**What is needed:**
Search the data for the word "this". Reproduce every line where it is found.

**Data entries:**
--

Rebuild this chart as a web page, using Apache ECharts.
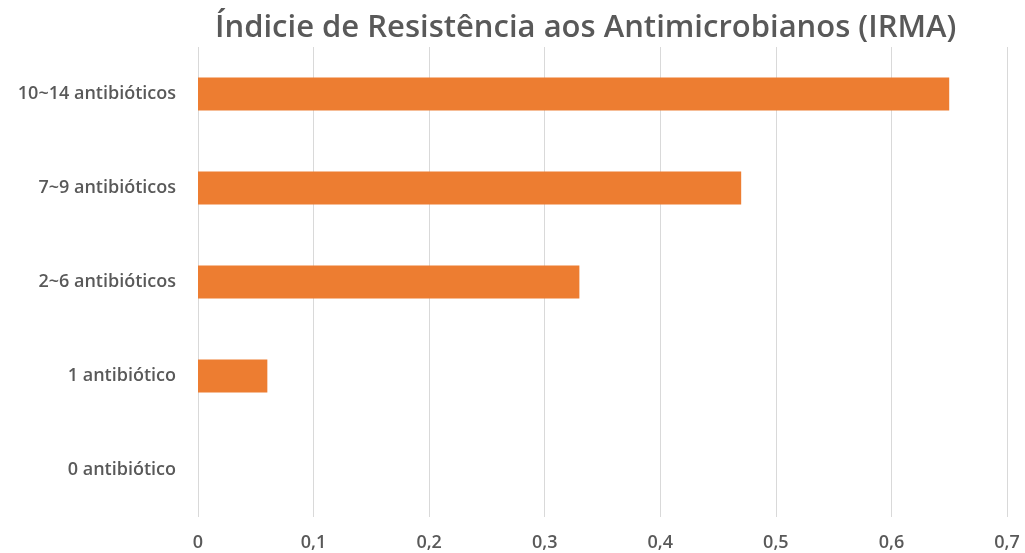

--

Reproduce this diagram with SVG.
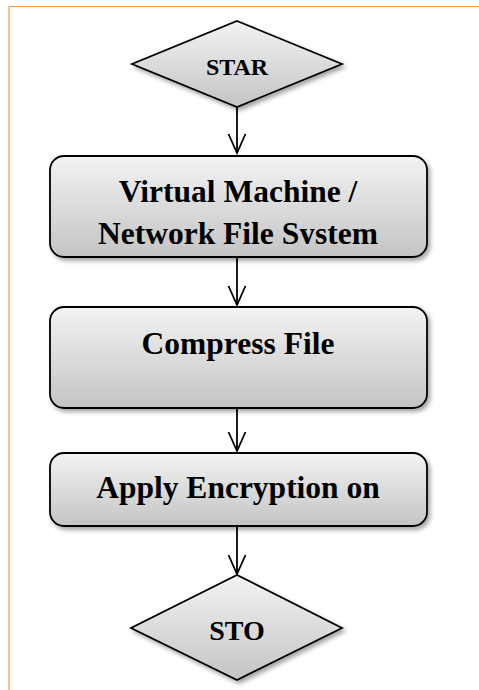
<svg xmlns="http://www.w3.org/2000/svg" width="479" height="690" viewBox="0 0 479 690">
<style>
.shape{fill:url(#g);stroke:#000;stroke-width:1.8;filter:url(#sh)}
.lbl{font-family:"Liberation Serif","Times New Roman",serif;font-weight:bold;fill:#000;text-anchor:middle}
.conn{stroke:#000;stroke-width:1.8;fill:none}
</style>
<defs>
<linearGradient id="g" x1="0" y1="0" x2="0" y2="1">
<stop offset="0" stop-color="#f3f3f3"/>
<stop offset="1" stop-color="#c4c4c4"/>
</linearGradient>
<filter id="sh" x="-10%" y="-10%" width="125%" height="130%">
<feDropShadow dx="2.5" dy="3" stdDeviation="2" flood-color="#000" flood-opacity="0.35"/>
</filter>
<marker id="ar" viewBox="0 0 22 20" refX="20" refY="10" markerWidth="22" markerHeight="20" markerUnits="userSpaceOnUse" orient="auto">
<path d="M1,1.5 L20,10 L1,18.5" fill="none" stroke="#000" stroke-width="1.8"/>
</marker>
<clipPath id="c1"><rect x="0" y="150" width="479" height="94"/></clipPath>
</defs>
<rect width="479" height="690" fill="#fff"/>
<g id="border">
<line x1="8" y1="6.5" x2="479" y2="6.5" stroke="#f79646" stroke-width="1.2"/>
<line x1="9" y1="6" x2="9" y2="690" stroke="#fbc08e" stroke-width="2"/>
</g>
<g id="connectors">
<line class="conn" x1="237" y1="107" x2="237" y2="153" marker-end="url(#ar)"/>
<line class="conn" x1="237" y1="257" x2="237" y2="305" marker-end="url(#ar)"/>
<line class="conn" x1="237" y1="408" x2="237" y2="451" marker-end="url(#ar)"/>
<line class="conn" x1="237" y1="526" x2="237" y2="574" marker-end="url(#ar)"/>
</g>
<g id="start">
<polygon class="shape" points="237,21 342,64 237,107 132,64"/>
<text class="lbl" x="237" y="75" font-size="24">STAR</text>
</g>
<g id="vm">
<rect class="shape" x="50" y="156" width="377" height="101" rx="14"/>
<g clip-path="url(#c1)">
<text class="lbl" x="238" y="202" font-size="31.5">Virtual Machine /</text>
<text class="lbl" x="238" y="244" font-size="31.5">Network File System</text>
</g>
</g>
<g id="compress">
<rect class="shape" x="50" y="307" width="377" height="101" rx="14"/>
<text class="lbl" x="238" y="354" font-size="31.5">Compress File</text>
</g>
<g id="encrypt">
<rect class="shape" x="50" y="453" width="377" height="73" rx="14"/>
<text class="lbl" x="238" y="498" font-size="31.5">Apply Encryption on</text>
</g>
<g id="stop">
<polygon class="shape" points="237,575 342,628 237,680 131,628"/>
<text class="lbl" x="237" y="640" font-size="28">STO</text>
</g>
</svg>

--

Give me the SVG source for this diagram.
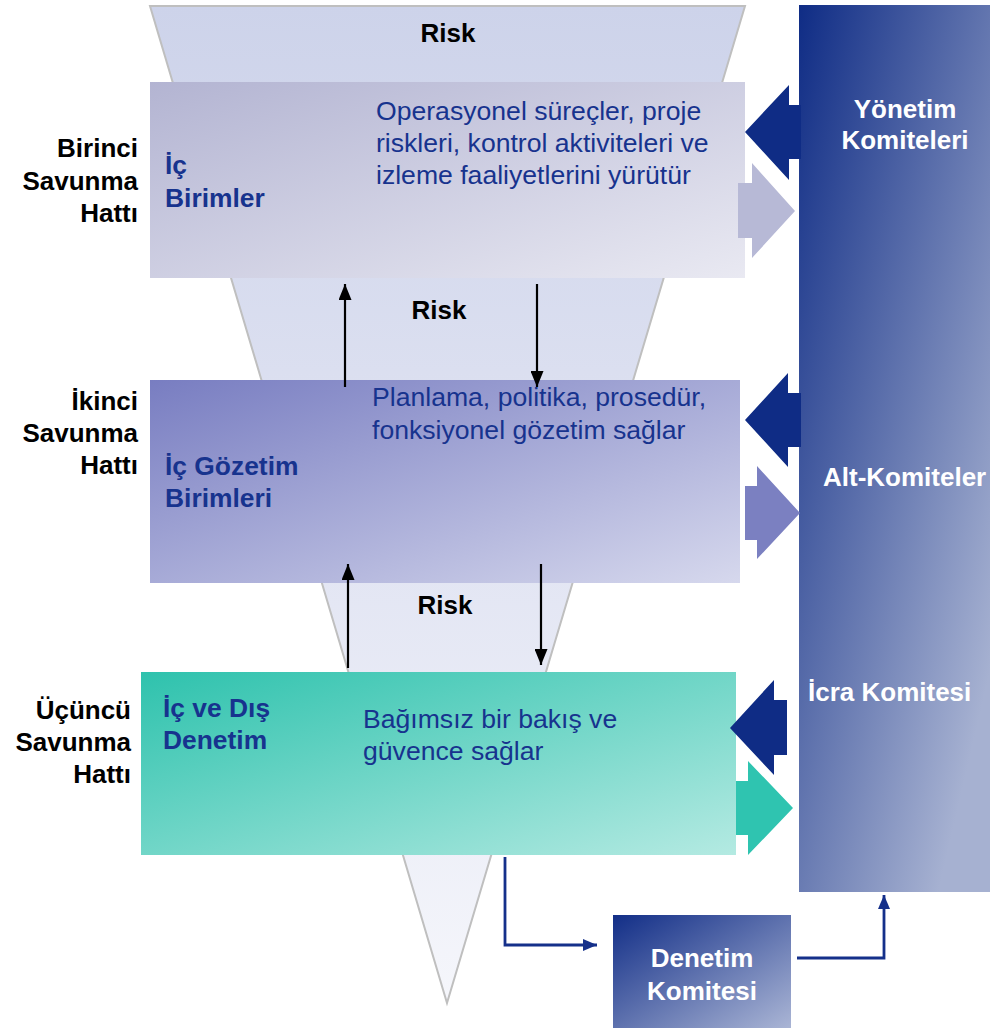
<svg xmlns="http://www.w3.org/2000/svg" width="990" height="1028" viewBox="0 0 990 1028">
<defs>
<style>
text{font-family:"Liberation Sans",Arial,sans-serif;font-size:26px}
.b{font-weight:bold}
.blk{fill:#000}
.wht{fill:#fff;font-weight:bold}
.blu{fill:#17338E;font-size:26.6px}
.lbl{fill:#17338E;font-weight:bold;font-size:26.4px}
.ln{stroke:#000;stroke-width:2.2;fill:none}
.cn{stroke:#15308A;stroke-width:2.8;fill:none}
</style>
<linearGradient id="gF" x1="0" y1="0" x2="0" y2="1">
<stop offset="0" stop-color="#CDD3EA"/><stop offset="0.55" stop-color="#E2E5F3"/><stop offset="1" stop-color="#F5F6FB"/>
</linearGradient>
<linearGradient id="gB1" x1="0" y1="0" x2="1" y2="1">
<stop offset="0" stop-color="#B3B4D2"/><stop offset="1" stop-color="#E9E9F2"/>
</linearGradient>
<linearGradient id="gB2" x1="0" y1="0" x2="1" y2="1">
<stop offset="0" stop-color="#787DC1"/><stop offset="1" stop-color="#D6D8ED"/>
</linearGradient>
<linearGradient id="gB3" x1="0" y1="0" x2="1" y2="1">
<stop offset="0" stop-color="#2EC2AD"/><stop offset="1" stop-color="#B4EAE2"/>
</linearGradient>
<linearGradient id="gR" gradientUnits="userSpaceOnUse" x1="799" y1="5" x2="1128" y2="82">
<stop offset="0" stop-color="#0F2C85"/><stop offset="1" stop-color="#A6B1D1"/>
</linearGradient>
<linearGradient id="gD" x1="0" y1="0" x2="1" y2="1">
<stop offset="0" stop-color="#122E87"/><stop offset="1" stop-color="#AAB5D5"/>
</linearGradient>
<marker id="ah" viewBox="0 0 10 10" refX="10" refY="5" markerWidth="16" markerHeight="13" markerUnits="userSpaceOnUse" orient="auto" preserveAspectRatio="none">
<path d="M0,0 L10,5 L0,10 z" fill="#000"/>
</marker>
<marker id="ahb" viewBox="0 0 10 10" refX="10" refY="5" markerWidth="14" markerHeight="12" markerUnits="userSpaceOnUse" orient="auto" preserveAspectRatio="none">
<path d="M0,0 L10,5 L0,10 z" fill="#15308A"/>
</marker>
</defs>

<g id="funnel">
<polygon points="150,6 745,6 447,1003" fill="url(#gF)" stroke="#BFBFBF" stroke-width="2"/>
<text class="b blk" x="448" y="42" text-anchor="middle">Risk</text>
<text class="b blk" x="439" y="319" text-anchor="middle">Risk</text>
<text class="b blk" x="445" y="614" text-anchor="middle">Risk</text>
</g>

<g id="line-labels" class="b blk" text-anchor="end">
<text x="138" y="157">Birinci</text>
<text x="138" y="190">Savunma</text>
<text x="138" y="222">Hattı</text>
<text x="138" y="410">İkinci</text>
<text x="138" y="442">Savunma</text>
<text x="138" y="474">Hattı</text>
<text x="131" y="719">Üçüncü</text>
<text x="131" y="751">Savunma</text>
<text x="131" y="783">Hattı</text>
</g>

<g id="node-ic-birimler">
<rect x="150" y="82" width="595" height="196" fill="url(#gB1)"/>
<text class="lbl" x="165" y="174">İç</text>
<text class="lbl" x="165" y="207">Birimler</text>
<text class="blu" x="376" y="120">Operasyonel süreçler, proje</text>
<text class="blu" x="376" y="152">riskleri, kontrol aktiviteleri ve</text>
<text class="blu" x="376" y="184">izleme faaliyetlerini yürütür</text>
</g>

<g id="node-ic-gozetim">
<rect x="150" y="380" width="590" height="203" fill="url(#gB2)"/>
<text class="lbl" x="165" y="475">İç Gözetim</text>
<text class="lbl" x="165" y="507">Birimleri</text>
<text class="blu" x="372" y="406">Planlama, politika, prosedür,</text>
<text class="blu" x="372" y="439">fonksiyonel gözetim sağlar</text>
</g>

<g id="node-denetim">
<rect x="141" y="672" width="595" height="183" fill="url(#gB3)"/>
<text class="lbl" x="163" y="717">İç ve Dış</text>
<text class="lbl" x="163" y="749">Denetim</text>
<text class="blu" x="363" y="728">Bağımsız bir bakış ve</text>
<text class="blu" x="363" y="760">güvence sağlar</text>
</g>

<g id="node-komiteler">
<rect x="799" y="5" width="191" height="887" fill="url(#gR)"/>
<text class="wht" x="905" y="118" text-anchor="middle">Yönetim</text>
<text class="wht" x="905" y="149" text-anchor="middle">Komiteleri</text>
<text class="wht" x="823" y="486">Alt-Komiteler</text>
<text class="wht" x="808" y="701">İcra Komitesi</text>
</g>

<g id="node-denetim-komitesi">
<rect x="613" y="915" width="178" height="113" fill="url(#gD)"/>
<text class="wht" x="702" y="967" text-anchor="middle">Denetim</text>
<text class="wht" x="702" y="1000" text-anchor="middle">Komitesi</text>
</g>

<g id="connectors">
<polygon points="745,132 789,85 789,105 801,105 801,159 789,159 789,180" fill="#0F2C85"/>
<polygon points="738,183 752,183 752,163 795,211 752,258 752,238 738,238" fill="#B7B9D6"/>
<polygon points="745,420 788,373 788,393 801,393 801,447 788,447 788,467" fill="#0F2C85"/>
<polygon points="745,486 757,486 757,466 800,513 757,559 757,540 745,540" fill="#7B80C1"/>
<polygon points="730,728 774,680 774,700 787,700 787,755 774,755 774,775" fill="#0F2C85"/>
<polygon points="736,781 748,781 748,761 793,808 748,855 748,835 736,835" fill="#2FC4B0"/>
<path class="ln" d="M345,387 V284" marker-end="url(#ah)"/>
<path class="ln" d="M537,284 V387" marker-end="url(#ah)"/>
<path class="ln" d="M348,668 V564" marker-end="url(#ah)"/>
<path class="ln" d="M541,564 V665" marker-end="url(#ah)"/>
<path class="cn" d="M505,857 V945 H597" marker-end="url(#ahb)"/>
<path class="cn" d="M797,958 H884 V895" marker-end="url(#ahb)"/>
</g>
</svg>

--

**In response:**
Rebuild this chart as a web page, using Apache ECharts.
Reproduce this diagram with SVG.
Give me the SVG source for this diagram.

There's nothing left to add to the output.